What is your history of engagement with the National Geographic Society?
I am a 2018 Grosvenor Teacher Fellow, who went on an expedition to Antarctica. I am a National Geographic Education grant recipient for geography education in the State of Hawai'i.
Tell us about your work/research. What kinds of things do you do?
I play at the intersections of bio-cultural conservation, education, technology, exploration, design, and innovation with a strong focus on the ocean and peoples' relationship to it. I have led, facilitated, and taught learning experiences on all 7 continents, including an expedition to Antarctica as a National Geographic Grosvenor Teacher Fellow. I am a certified Biomimicry Professional and hold a master's degree of science in the field of biomimicry. i am also a crew member for the Polynesian Voyaging Society and the sister voyaging canoes, or wa'a kaulua, Hōkūle'a, and Hikianalia; and I work as a team member of the science and community education team for Mālama Maunalua, an O'ahu based non-profit committed to restoring the health of Maunalua Bay. Lastly, I have the joy of working as the Lead Community Technologist at Purple Mai'a Foundation in Hawai'i where I get to bring cutting-edge technologies to local land, ocean, and community based groups and schools and create pathways to regeneration with young people, their teachers and community leaders across the islands.
What sparked your interest in your career?
Wild places, and especially the ocean, have always provided the literal and metaphorical inspiration and teachings that led me on my own wild and adventurous learning journey. My life's work is at the intersection of so many seemingly different things and arenas, but the ocean and the wild has always helped me look for the ways in which all things are connected.
What element of your work/study is the most fascinating?

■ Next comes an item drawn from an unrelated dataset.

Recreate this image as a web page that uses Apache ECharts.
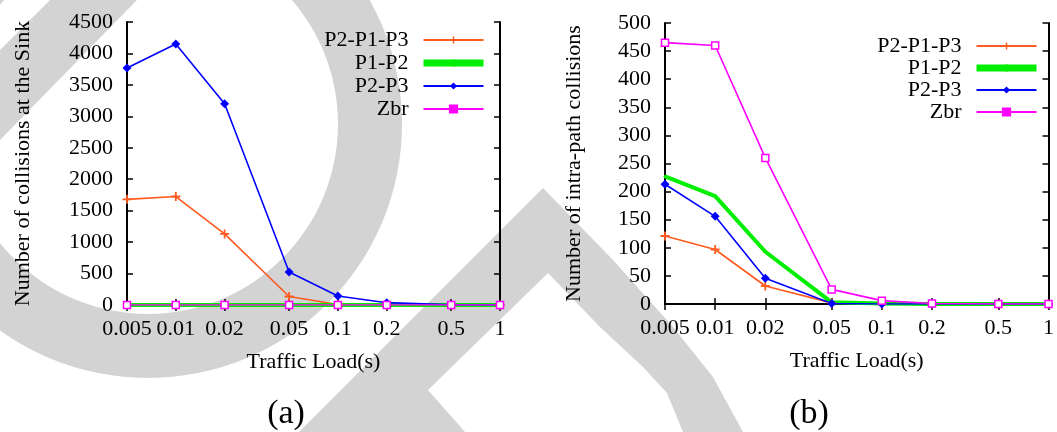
<!DOCTYPE html>
<html>
<head>
<meta charset="utf-8">
<title>Collisions vs traffic load</title>
<script src="https://cdn.jsdelivr.net/npm/echarts@6/dist/echarts.min.js"></script>
<style>
  html, body { margin: 0; padding: 0; background: #fff; }
  #chart { width: 1057px; height: 432px; }
</style>
</head>
<body>
<div id="chart"></div>
<script>
const loads = [0.005, 0.01, 0.02, 0.05, 0.1, 0.2, 0.5, 1];
const loadLabels = ['0.005', '0.01', '0.02', '0.05', '0.1', '0.2', '0.5', '1'];
const names = ['P2-P1-P3', 'P1-P2', 'P2-P3', 'Zbr'];

// (a) number of collisions at the sink
const sinkP2P1P3 = [1680, 1725, 1130, 135, 8, 0, 0, 0];
const sinkP1P2   = [0, 0, 0, 0, 0, 0, 0, 0];
const sinkP2P3   = [3770, 4150, 3200, 525, 143, 37, 5, 0];
const sinkZbr    = [0, 0, 0, 0, 0, 0, 0, 0];

// (b) number of intra-path collisions
const intraP2P1P3 = [121, 97, 32, 2, 0, 0, 0, 0];
const intraP1P2   = [227, 192, 93, 3, 1, 0, 0, 0];
const intraP2P3   = [213, 156, 46, 1, 0, 0, 0, 0];
const intraZbr    = [465, 460, 260, 26, 6, 1, 0, 0];

const font = 'Liberation Serif';
const frame = { color: '#000', width: 2 };
const tick = { color: '#000', width: 1.5 };
const plus = 'path://M4,0H6V4H10V6H6V10H4V6H0V4H4Z';

const styles = {
  'P2-P1-P3': { color: '#ff5a1f', width: 1.6, symbol: plus, size: 9 },
  'P1-P2':    { color: '#00ee00', width: 4, symbol: 'circle', size: 3 },
  'P2-P3':    { color: '#0000ff', width: 1.6, symbol: 'diamond', size: 9 },
  'Zbr':      { color: '#ff00ff', width: 1.6, symbol: 'rect', size: 7, hollow: true }
};

function labelFor(v) {
  const i = loads.findIndex(x => Math.abs(x - v) < x * 1e-6);
  return i < 0 ? '' : loadLabels[i];
}

function makeSeries(name, values, idx) {
  const s = styles[name];
  return {
    name: name,
    type: 'line',
    xAxisIndex: idx * 2,
    yAxisIndex: idx * 2,
    data: loads.map((x, i) => [x, values[i]]),
    symbol: s.symbol,
    symbolSize: s.size,
    lineStyle: { color: s.color, width: s.width },
    itemStyle: s.hollow ? { color: '#fff', borderColor: s.color, borderWidth: 1.5 } : { color: s.color },
    animation: false
  };
}

function xAxisFor(gridIndex, pos) {
  const bottom = pos === 'bottom';
  return {
    type: 'log', logBase: 10, gridIndex: gridIndex, position: pos,
    min: 0.005, max: 1,
    axisLine: { show: true, lineStyle: frame },
    axisTick: { show: true, inside: true, length: 6, customValues: loads, lineStyle: tick },
    axisLabel: {
      show: bottom, customValues: loads, margin: 13,
      fontFamily: font, fontSize: 22, color: '#000', formatter: labelFor
    },
    minorTick: { show: false },
    splitLine: { show: false },
    name: bottom ? 'Traffic Load(s)' : '',
    nameLocation: 'middle', nameGap: 46,
    nameTextStyle: { fontFamily: font, fontSize: 22, color: '#000' }
  };
}

function yAxisFor(gridIndex, pos, max, interval, name, gap) {
  const left = pos === 'left';
  return {
    type: 'value', gridIndex: gridIndex, position: pos,
    min: 0, max: max, interval: interval,
    axisLine: { show: true, lineStyle: frame },
    axisTick: { show: true, inside: true, length: 6, lineStyle: tick },
    axisLabel: {
      show: left, margin: 14, fontFamily: font, fontSize: 22, color: '#000',
      formatter: v => String(v)
    },
    splitLine: { show: false },
    name: left ? name : '',
    nameLocation: 'middle', nameGap: gap, nameRotate: 90,
    nameTextStyle: { fontFamily: font, fontSize: 22, color: '#000' }
  };
}

function legendFor(right, top, gap) {
  return {
    orient: 'vertical', align: 'right', right: right, top: top,
    padding: 0, itemGap: gap, itemWidth: 60, itemHeight: 9,
    textStyle: { fontFamily: font, fontSize: 22, color: '#000', padding: [0, 10, 0, 0] },
    data: names.map(n => {
      const item = { name: n };
      if (n === 'P1-P2') item.lineStyle = { width: 7 };
      if (n === 'Zbr') item.itemStyle = { color: styles.Zbr.color, borderColor: styles.Zbr.color };
      return item;
    })
  };
}

const gray = '#d3d3d3';

const option = {
  backgroundColor: '#fff',
  animation: false,
  textStyle: { fontFamily: font },
  grid: [
    { left: 127, top: 22, width: 373, height: 283 },
    { left: 665, top: 23, width: 389, height: 281 }
  ],
  xAxis: [xAxisFor(0, 'bottom'), xAxisFor(0, 'top'), xAxisFor(1, 'bottom'), xAxisFor(1, 'top')],
  yAxis: [
    yAxisFor(0, 'left', 4500, 500, 'Number of collisions at the Sink', 93),
    yAxisFor(0, 'right', 4500, 500, '', 0),
    yAxisFor(1, 'left', 500, 50, 'Number of intra-path collisions', 80),
    yAxisFor(1, 'right', 500, 50, '', 0)
  ],
  legend: [legendFor(570, 29, 1), legendFor(17, 35, 0)],
  series: [
    makeSeries('P2-P1-P3', sinkP2P1P3, 0),
    makeSeries('P1-P2', sinkP1P2, 0),
    makeSeries('P2-P3', sinkP2P3, 0),
    makeSeries('Zbr', sinkZbr, 0),
    makeSeries('P2-P1-P3', intraP2P1P3, 1),
    makeSeries('P1-P2', intraP1P2, 1),
    makeSeries('P2-P3', intraP2P3, 1),
    makeSeries('Zbr', intraZbr, 1)
  ],
  graphic: {
    elements: [
      // watermark shapes behind the plots
      { type: 'ring', silent: true, z: -10, shape: { cx: 148, cy: 124, r: 254, r0: 190 }, style: { fill: gray } },
      { type: 'polygon', silent: true, z: -10, shape: { points: [[50, 0], [137, 0], [0, 140], [0, 50]] }, style: { fill: gray } },
      { type: 'polygon', silent: true, z: -10, shape: { points: [
        [299, 432], [543, 188], [613, 260], [673, 327], [713, 377], [743, 432],
        [683, 432], [667, 393], [643, 367], [600, 327], [548, 273], [428, 390], [465, 432]
      ] }, style: { fill: gray } },
      { type: 'text', x: 286, y: 414, style: { text: '(a)', fontSize: 34, fontFamily: font, fill: '#000', align: 'center', verticalAlign: 'middle' } },
      { type: 'text', x: 809, y: 414, style: { text: '(b)', fontSize: 34, fontFamily: font, fill: '#000', align: 'center', verticalAlign: 'middle' } }
    ]
  }
};

const myChart = echarts.init(document.getElementById('chart'));
myChart.setOption(option);
</script>
</body>
</html>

The most fascinating part of my work right now is working with Native Hawaiian and other indigenous communities to create digital twins and Extended Reality (XR) representations of their territories, places, communities, and cultural artifacts. Building a so-called metaverse on the foundations of ancestral and indigenous perspectives, values, science, and vision invites so many incredible questions. What happens when we utilize our most powerful technologies to understand and amplify the interconnectedness of all things and rediscover how to pay attention to what really matters most?
What other jobs or skills led you to your current position?
My time spent traveling as an international school educator and facilitator gave me the gift of seeing so many different possibilities for how to life, work and play. Surfing and scuba diving around the world connected me deeply to the ocean. Visiting remote places offered me the gift of time in the wild, and created opportunities for connecting with multiple indigenous cultured around the world. My openness to technology, and how it might be developed and utilized in non-traditional ways and in cultures and ecosystems very different from the ones in which the most prevalent global technologies were developed, helped carve out a special niche where technology, nature, and culture are combined in new ways.
What are your degrees and certifications?
Bachelor of Art and Science in Psychology and Neuroscience - Vanderbilt University 2003; Masters of Science in Biomimicry - Arizona State University 2022; Wilderness First Responder; PADI Rescue Diver; FAA Part 107 Certified Drone Pilot
What are your hobbies?
I love surfing, sailing, diving, and going on long walks. I also love watching and interacting with wildlife.
What advice would you give someone who wants to have a career like yours?
Find your own teachers and pay attention. Ask a lot of questions. Be open to new experiences. Make your own career based on a unique combination of your interests, skills, relationships and the qualities and needs of your community and place.